Ryan noted that his Republican-backed budget proposes to have just two tax brackets of 10 percent and 25 percent. “We proposed to do fundamental tax reform,” he said. “Of all the things you can do in this country to help get people back to work and back on the path to prosperity, we have to acknowledge the fact that basically the income tax system blows up in January. I was on the Ways and Means Committee when President Bush signed those two tax bills into law in 2001 and 2003. All tax laws must originate in the House, in the House Ways and Means Committee, and then go to the Senate. When that bill left the House, it was permanent. It was never intended to be a temporary tax rate reduction.”

He blamed former Senate Majority Leader Tom Daschle and arcane Senate rules and time limits for forcing the tax rates to become temporary.

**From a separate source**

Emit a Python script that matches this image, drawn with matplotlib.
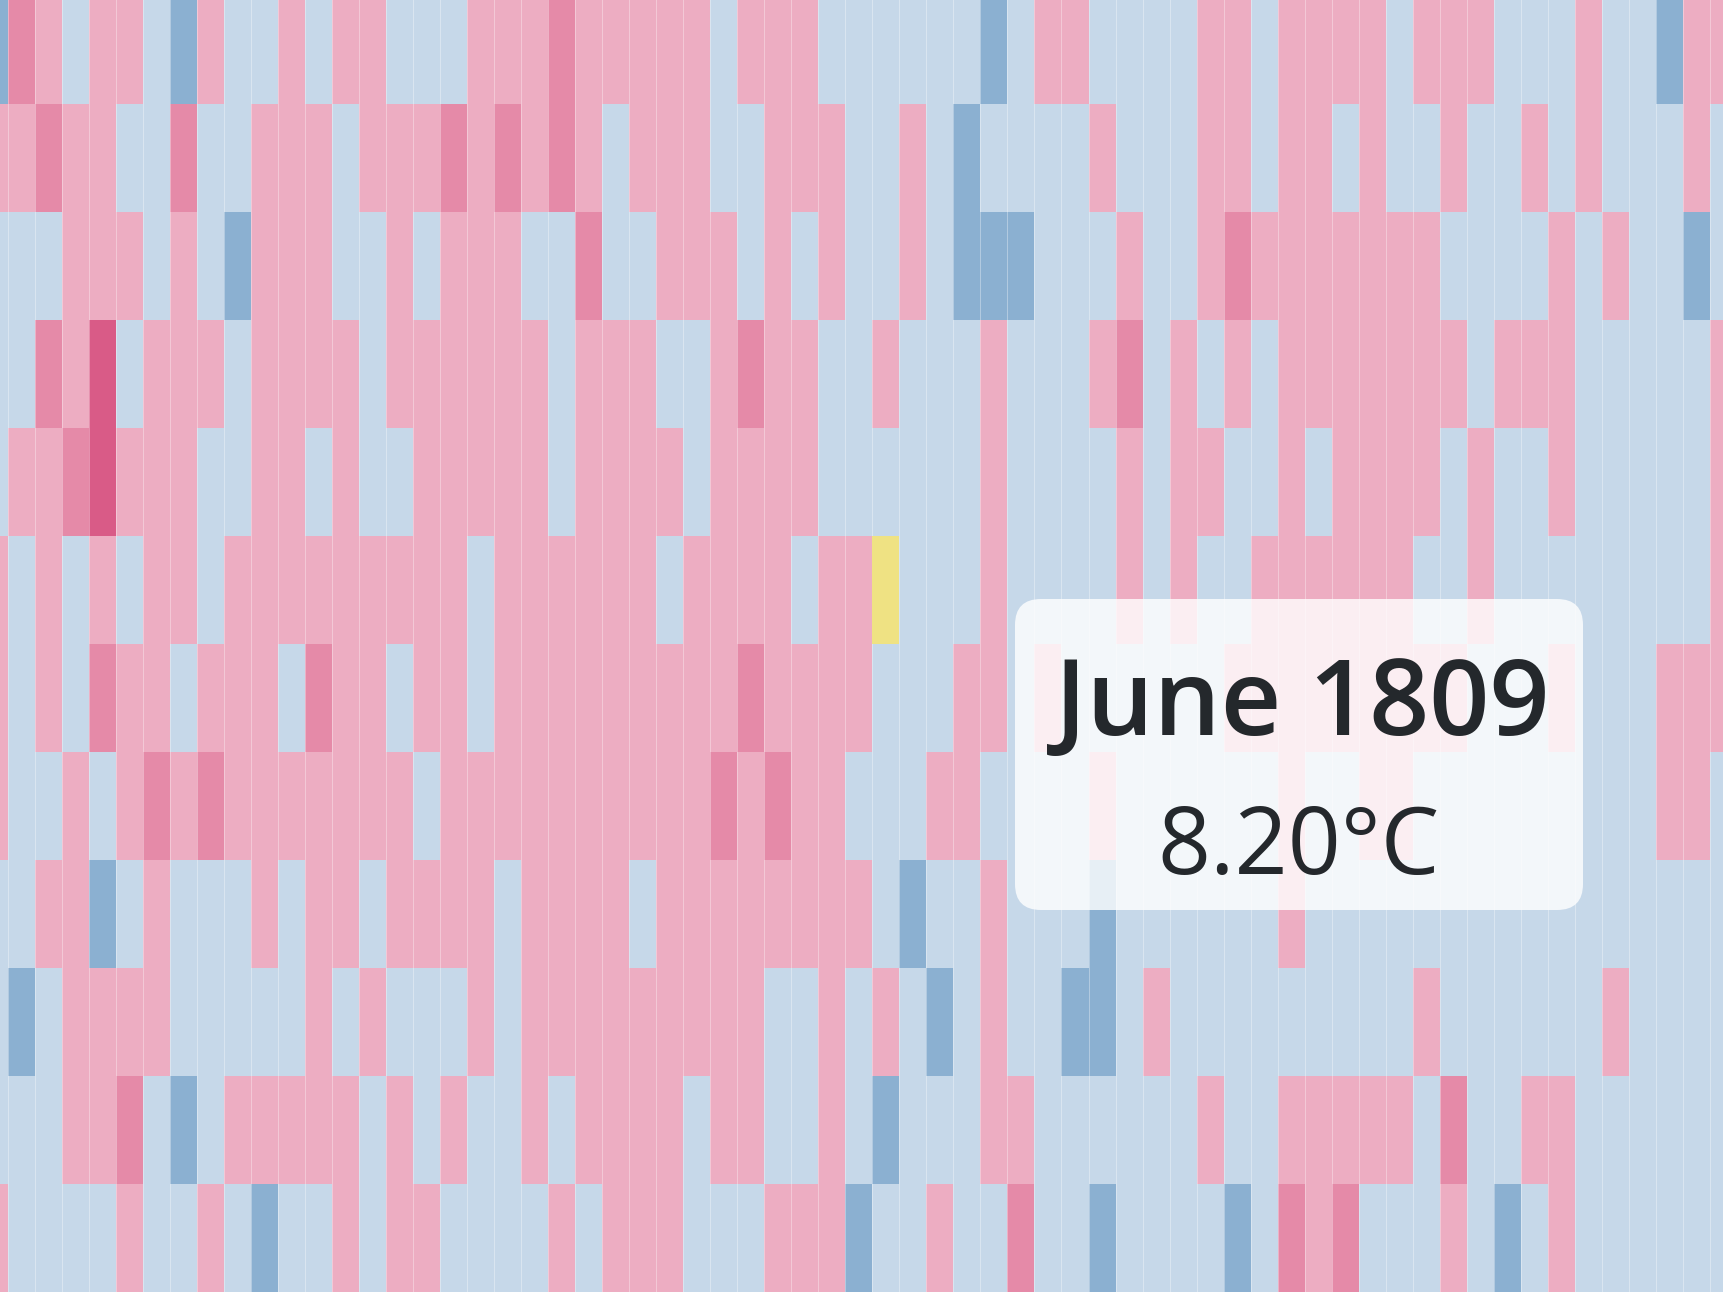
import numpy as np
import matplotlib
matplotlib.use("Agg")
import matplotlib.pyplot as plt
from matplotlib.colors import ListedColormap, BoundaryNorm
from matplotlib.patches import FancyBboxPatch, Rectangle

# ---------------- data ----------------
years = list(range(1776, 1841))          # visible columns (first/last partially cut)
months = ["January", "February", "March", "April", "May", "June",
          "July", "August", "September", "October", "November", "December"]

# anomaly class per year (B = much colder, b = colder, p = warmer, P = much warmer, D = extreme warm)
jan = "B" + "PpbppbBpbb" + "pbppbbbppp" + "Ppppppbppp" + "bb" + "bbbbBbppbb" + "bbppbppppb" + "pppbbbpbbB" + "pp"
feb = "p" + "pPppbbPbbp" + "ppbpppPpPp" + "Ppbpppbbpp" + "pb" + "bpbBbbbbpb" + "bbppbppbpb" + "bpbbpbpbbb" + "pb"
mar = "b" + "bbpppbpbBp" + "ppbbpbpppb" + "bPbbpppbpb" + "pb" + "bpbBBBbbbp" + "bbpPpppppp" + "pbbbbpbpbb" + "Bb"
apr = "b" + "bPpDbpppbp" + "pppbpppppp" + "bpppbbpPpp" + "bb" + "pbbbpbbbpP" + "bpbpbppppp" + "ppbpppbbbb" + "bp"
may = "b" + "ppPDpppbbp" + "pbpbbppppp" + "bppppbpppp" + "bb" + "bbbbpbbbbp" + "bppbbpbppp" + "pbpbbpbbbb" + "bp"
jun = "p" + "bpbpbppbpp" + "pppppppbpp" + "ppppbppppb" + "pp" + "bbbbpbbbbp" + "bpbbpppppp" + "bbpbbbbbbb" + "bp"
jul = "p" + "bpbPppbppp" + "bPppbppbpp" + "pppppppPpp" + "pp" + "bbbppbpbbb" + "bbbppppppp" + "ppbbbpbbbp" + "pp"
aug = "p" + "bbpbpPpPpp" + "pppppbpppp" + "ppppppPpPp" + "pb" + "bbppbbbbpb" + "bbbbbpbbpp" + "bbbbbbbbbp" + "pb"
sep = "b" + "bppBbpbbbp" + "bppbppppbp" + "pppbpppppp" + "pp" + "bBbbpbbbBb" + "bbbbbpbbbb" + "bbbbbbbbbb" + "bb"
oct_ = "b" + "Bbppppbbbb" + "bpbpbbbpbp" + "ppppppppbb" + "pb" + "pbBbpbbBBb" + "pbbbbbbbbb" + "pbbbbbbpbb" + "bb"
nov = "b" + "bbppPbBbpp" + "pppbpbpbbp" + "bppppbppbb" + "pb" + "Bbbbppbbbb" + "bbpbbppppp" + "bPbbppbbbb" + "bb"
dec = "p" + "bbbbpbbpbB" + "bbpbppbbbb" + "pbpppbbbpp" + "pB" + "bbpbbPbbBb" + "bbbBbPpPbb" + "bpbBbpbbbb" + "bb"

class_anomaly = {"B": -1.5, "b": -0.5, "p": 0.5, "P": 1.5, "D": 2.5}
class_bounds = [-2, -1, 0, 1, 2, 3]
class_colors = ["#8bb0d1", "#c6d8e9", "#edadc2", "#e58aa8", "#d95b87"]

hover_month = "June"
hover_year = 1809
hover_temp = 8.20
highlight_color = "#efe283"

rows = [jan, feb, mar, apr, may, jun, jul, aug, sep, oct_, nov, dec]
Z = np.array([[class_anomaly[c] for c in r] for r in rows])

# ---------------- plot ----------------
W, H = 1724, 1293
fig = plt.figure(figsize=(W / 100, H / 100), dpi=100)
ax = fig.add_axes([0, 0, 1, 1])

cmap = ListedColormap(class_colors)
norm = BoundaryNorm(class_bounds, cmap.N)
x_edges = np.arange(years[0] - 0.5, years[-1] + 1.0)
y_edges = np.arange(-0.5, len(months) + 0.5)
ax.pcolormesh(x_edges, y_edges, Z, cmap=cmap, norm=norm, shading="flat",
              edgecolors="none", antialiased=False)
ax.vlines(x_edges, -0.5, len(months) - 0.5, colors=(1, 1, 1, 0.35), linewidth=0.7)

# hovered cell
hy = hover_year
hm = months.index(hover_month)
ax.add_patch(Rectangle((hy - 0.5, hm - 0.5), 1, 1, facecolor=highlight_color,
                       edgecolor="none", zorder=3))

col_px = 27.02
x0 = years[0] + 0.5 - 7.7 / col_px
ax.set_xlim(x0, x0 + W / col_px)
row_px = 108.0
y0 = -0.5 + 4 / row_px
ax.set_ylim(y0 + H / row_px, y0)
ax.axis("off")

# tooltip overlay (pixel space)
ov = fig.add_axes([0, 0, 1, 1])
ov.set_xlim(0, W)
ov.set_ylim(H, 0)
ov.axis("off")
ov.patch.set_alpha(0)
bx0, bx1, by0, by1 = 1015, 1583, 599, 910
r = 26
ov.add_patch(FancyBboxPatch((bx0 + r, by0 + r), (bx1 - bx0) - 2 * r, (by1 - by0) - 2 * r,
                            boxstyle=f"round,pad={r}", facecolor="white", alpha=0.8,
                            edgecolor="none", zorder=5))
cx = (bx0 + bx1) / 2
ov.text(cx + 3, 735, f"{hover_month} {hover_year}", ha="center", va="baseline",
        fontsize=76, fontweight="semibold", family=["Open Sans", "DejaVu Sans"],
        color="#24282c", zorder=6)
ov.text(cx, 874, f"{hover_temp:.2f}°C", ha="center", va="baseline",
        fontsize=67, fontweight="normal", family=["Open Sans", "DejaVu Sans"],
        color="#24282c", zorder=6)

fig.savefig("out.png", dpi=100)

“Now we are where we are,” said Ryan. “We have a cliff coming at the end of the year. What we’re saying is it actually provides a great opportunity. The [Tax] Code’s effectively blowing up, so let’s reform it. Let’s take a page out of Steve Forbes’ playbook and go back with a very common, simple better system. Lower the rates and broaden the base.”

He noted that many Democrats agree with the idea, including several on the Simpson-Bowles deficit commission.

“Take away the tax shelters, limit the loopholes, lower everybody’s tax rates for all so that we can be entrepreneurial, so that we can help those small businesses succeed and compete in a global economy,” said Ryan. “More specifically with a 10 percent bracket and a 25 percent bracket for individuals, and bring that corporate rate back down to 25 percent. And get rid of this clumsy, outdated, anti-internationally competitive worldwide tax system and go to a territorial system. It simply is a system where we don’t push capital away from America. We make America a place where you want to keep your capital. We make it a place where you want your headquarters to be located.”